Eventually, Ramu is released from prison, and he comes to the doctor's place to find out whether Rajee got her eyesight back. When he comes to the doctor's house, Rajee is at the threshold, looking at Ramu. Because he now looks like a beggar, she does not recognize him. When their eyes meet, the events of the day make him realize that her love for him has not diminished over the years. Rajee presents him a flower, which he accepts and fades out of her life with joy, without identifying himself to her.

== Cast ==
Cast according to the opening credits of the film and song book

- T. R. Ramachandran as Ramu
- Sriranjani as Raji
- Sriram as Doctor Ragunath
- S. V. Ranga Rao as Rich Man
- T. P. Muthulakshmi as Sundari
- Chandra Babu as Boxing Fan
- P. Vasundhara as Roopa
- S. Venkat as Referee
- T. S. Velayutham as Kannaiah
- T. N. Meenakshi as Doctor's mother
- G. V. Sharma as Worker
- K. R. Chellam as Raji's aunt
- K. S. Hariharan as Municipal Chairman

- V. K. Achari as Chandamarudha Singam
- Jagadeesan as Boxing Fan
- P. Susheela as Sheela
- Ganapathi Bhat as Policeman
- S. R. Lakshmi as Kumari Mohana
- T. S. B. Rao as Dharvan
- T. E. Krishnamachari as Magistrate
- V. P. S. Mani as Inspector
- V. T. Kalyanam as Kailasam
- P. K. Krishnan as Boxer
- T. N. Govindarajan as Policeman
- Master Krishnamoorthi as Baby Ramu
- Vimala as Housemaid

- Dance
- Roy Chowdhury, Balaraman, Jayaraman, Kantha, Rajeswari, Chellam, Chandra, Jamuna, Chokkamma, Saroja, Sakunthala
- Gemini Boys and Girls

== Production ==
The film was produced by S. S. Vasan, owner of Gemini Studios, and directed by K. J. Mahadevan. He made Rajee En Kanmani, an adaptation of the 1931 Charlie Chaplin film City Lights. Mahadevan stuck to the original storyline of City Lights for the most part, and included the dream ballet executed by Chaplin in his film. However, Vasan felt it was too "highbrow" and did not include it in the final cut of the film.

== Soundtrack ==
The music was composed by S. Hanumantha Rao, and the lyrics were penned by Sangu Subramaniam. The song "Malligai Poo Jaadhi Roja" sung by R. Balasaraswathi Devi became a hit, and is based on "La Violetera," a Spanish copla song, composed by José Padilla and " La Paloma" by the Spanish Basque composer Sebastián Iradier.

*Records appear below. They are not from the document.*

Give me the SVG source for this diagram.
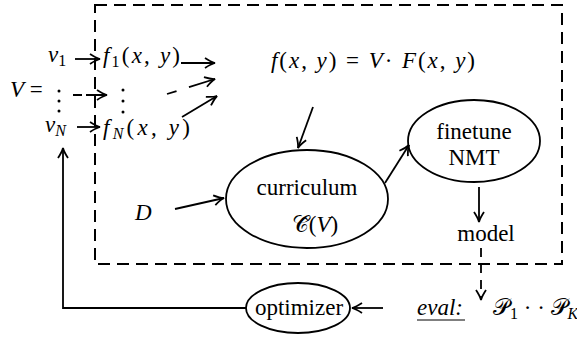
<svg xmlns="http://www.w3.org/2000/svg" width="577" height="338" viewBox="0 0 577 338">
<style>
text{font-family:'Liberation Serif',serif;font-size:23px;fill:#000}
.i{font-style:italic}
.m{text-anchor:middle}
.sub{font-size:16px;font-style:normal}
.node{fill:none;stroke:#000;stroke-width:1.8}
.c{fill:none;stroke:#000;stroke-width:1.8;marker-end:url(#arr)}
.box{fill:none;stroke:#000;stroke-width:2;stroke-dasharray:12 7}
</style>
<defs>
<marker id="arr" viewBox="-12 -7 14 14" refX="0" refY="0" markerWidth="14" markerHeight="14" markerUnits="userSpaceOnUse" orient="auto">
<path d="M-10,-5 Q-4,-1 0,0 Q-4,1 -10,5" fill="none" stroke="#000" stroke-width="1.8"/>
</marker>
</defs>
<rect width="577" height="338" fill="#fff"/>
<rect class="box" x="95" y="5" width="467" height="259"/>
<g id="connectors">
<path class="c" d="M75,59 L100,59"/>
<path class="c" d="M181,63 L215,63"/>
<path class="c" style="stroke-dasharray:9 4 40" d="M73,95 L107,95"/>
<path class="c" style="stroke-dasharray:10 13 60" d="M167,94 L215,79"/>
<path class="c" d="M182,117 L217,96"/>
<path class="c" d="M77,127 L100,127"/>
<path class="c" d="M313,107 L298,148"/>
<path class="c" d="M175,209 L224,198"/>
<path class="c" d="M385,183 L409,145"/>
<path class="c" d="M479,187 L479,222"/>
<path class="c" style="stroke-dasharray:9 7" d="M481,248 L481,300"/>
<path class="c" d="M383,308 L352,308"/>
<path class="c" d="M246,308 L63,308 L63,148"/>
</g>
<g id="V">
<text x="10" y="97"><tspan class="i">V</tspan> =</text>
<circle cx="59" cy="91" r="1.5"/><circle cx="59" cy="101" r="1.5"/><circle cx="59" cy="111" r="1.5"/>
</g>
<g id="v1"><text x="48" y="62"><tspan class="i">v</tspan><tspan class="sub" dy="4">1</tspan></text></g>
<g id="vN"><text x="45" y="132"><tspan class="i">v</tspan><tspan class="sub" dy="4" style="font-style:italic">N</tspan></text></g>
<g id="f1"><text x="103" y="63" textLength="77"><tspan class="i">f</tspan><tspan class="sub" dy="4">1</tspan><tspan dy="-4">(</tspan><tspan class="i">x</tspan>, <tspan class="i">y</tspan>)</text></g>
<g id="fdots"><circle cx="123" cy="90" r="1.5"/><circle cx="123" cy="101" r="1.5"/><circle cx="123" cy="112" r="1.5"/></g>
<g id="fN"><text x="103" y="135" textLength="87"><tspan class="i">f</tspan><tspan class="sub" dy="4" style="font-style:italic">N</tspan><tspan dy="-4">(</tspan><tspan class="i">x</tspan>, <tspan class="i">y</tspan>)</text></g>
<g id="F"><text x="271" y="68" textLength="204"><tspan class="i">f</tspan>(<tspan class="i">x</tspan>, <tspan class="i">y</tspan>) = <tspan class="i">V</tspan>· <tspan class="i">F</tspan>(<tspan class="i">x</tspan>, <tspan class="i">y</tspan>)</text></g>
<g id="D"><text x="135" y="220" class="i">D</text></g>
<g id="curriculum">
<ellipse class="node" cx="307" cy="199" rx="81" ry="49"/>
<text class="m" x="307" y="195">curriculum</text>
<text class="m" x="315" y="232">𝒞̂(<tspan class="i">V</tspan>)</text>
</g>
<g id="finetune">
<ellipse class="node" cx="474" cy="141" rx="66" ry="41"/>
<text class="m" x="474" y="139">finetune</text>
<text class="m" x="474" y="165">NMT</text>
</g>
<g id="model"><text class="m" x="486" y="241">model</text></g>
<g id="optimizer">
<ellipse class="node" cx="298" cy="308" rx="52" ry="25"/>
<text class="m" x="299" y="315">optimizer</text>
</g>
<g id="eval">
<text class="i" x="417" y="315">eval:</text>
<line x1="417" y1="320" x2="465" y2="320" stroke="#000" stroke-width="1.2"/>
<text x="493" y="315">𝒫<tspan class="sub" dy="4">1</tspan><tspan dy="-4"> · · 𝒫</tspan><tspan class="sub" dy="4" style="font-style:italic">K</tspan></text>
</g>
</svg>
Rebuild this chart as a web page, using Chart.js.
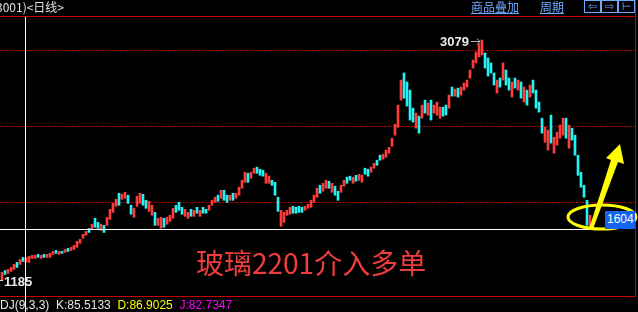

| Song | Singer | Length |
| "Malligai Poo Jaadhi Roja" | R. Balasaraswathi Devi | 04:57 |
| "Thoongaayo Dhuraiye" | 02:29 |
| "Sundhara Malare" | 02:11 |
| "Ammaa Vareero" |  |
| "Ulagam Ithuthaano" | V. N. Sundaram | 03:09 |

- Telugu version
Music was composed by S. Hanumantha Rao and the lyrics were penned by Devulapalli Krishnasastri. All the tunes for all the songs and singers for both languages are the same.

| Song | Singer | Length |
| "Mallepoolu Mollapoolu" | R. Balasaraswathi Devi | 04:57 |
"Managalana — Raavu"
"Meeraina Chusi Teluparamma"
"Amma Ivigonamma Dayatho"
"Nindu Vennela"
| "Inthena Brathukantha Inthena" | A. M. Rajah | 03:09 |
| "Rammani Cheppiraave" |  |  |
| "Holiday Holiday Holiday" |  |  |

== Reception ==
The film was praised for its story and the performances of Ranga Rao, Ramachandran and Sriranjani, but became a box office failure.